Icinga2 - Distributed Mode - Architecture with more than two nodes per zones

This forum was archived to /woltlab and is now in read-only mode.
  • When I wrote 2 VMs with low load, low load means that all services are not running, keeping the VMs under low loads

    That is exactly what i understood. Let us call this constant number of checks "work", not "load" .


    So,if i look at the screenshot i understand that we have a constant work to be done between 7/16 16:00 and 7/19 8:00.

    Before 7/1712:00 that work was done by 2 VM's, after that by 3VM's. In the chart, i see lots of colored graphs without

    a legend.
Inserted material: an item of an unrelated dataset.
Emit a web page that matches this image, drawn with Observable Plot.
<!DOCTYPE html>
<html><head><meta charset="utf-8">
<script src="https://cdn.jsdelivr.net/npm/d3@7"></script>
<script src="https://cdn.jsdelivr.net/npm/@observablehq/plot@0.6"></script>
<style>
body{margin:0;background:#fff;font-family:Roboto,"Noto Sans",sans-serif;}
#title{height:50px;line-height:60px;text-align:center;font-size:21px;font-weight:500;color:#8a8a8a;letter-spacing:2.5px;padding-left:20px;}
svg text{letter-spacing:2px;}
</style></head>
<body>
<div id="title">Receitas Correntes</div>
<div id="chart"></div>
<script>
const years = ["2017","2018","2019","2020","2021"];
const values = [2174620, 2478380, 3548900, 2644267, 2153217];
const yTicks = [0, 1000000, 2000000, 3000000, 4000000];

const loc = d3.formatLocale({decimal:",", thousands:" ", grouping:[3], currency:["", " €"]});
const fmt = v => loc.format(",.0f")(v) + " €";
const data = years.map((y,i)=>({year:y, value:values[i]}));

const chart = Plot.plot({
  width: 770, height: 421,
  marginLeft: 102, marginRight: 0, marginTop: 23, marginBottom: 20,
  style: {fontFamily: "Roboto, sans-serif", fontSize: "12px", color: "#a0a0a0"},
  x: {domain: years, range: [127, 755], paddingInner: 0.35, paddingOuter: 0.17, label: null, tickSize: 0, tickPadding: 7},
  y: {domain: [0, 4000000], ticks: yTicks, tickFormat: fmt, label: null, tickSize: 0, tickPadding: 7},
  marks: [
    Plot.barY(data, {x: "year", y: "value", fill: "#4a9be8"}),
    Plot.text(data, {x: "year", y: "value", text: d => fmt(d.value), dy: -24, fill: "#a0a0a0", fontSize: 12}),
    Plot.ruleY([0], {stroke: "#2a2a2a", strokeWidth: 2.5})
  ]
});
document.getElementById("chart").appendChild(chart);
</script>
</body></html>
I consider these graphs to be the individual cpu load's of a given VM in %.


    There are high and low cpu loads then.


    Looking at the top most orange and cyan graph, i would expect from a bugfree icinga2 that this cpu load will decrease with a remarkable edge once we have 3 instead of 2 VM's doing that constant work (I would have expected something like the bottom-most grey graph but consider that to be "behind" the others).


    But i do not see that decrease.

    Instead, i see a big increase, lowering then to a still small increase of the cpu load.
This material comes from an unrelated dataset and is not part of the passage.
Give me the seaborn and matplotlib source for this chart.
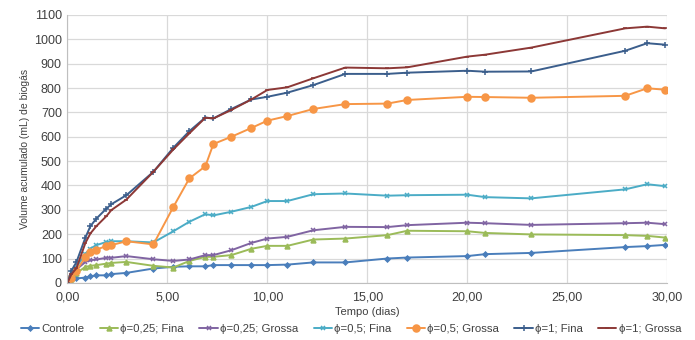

    Which is what i interpret to be the "currently not more then 2 endpoints suggested" bug.


    May be i am still in the wrong film, but you must admit that from looking at the screenshot alone
    there is some room for interpretation.


    That all does not handle your problem that arises *after* 7/19 8:00 when the system is given all work to be done.


    I read that you have about 14000 checks per minute running snmpget in a python interpreter on a 24 core VM.
    Can you tell how much of the cpu load counts to the python and snmpget processes and how much count to the icinga processes ?

    If the major fraktion of the load counts to the python/snmpget processes, it might be worth to rewrite these in c or to

    find a better library that runs more effective.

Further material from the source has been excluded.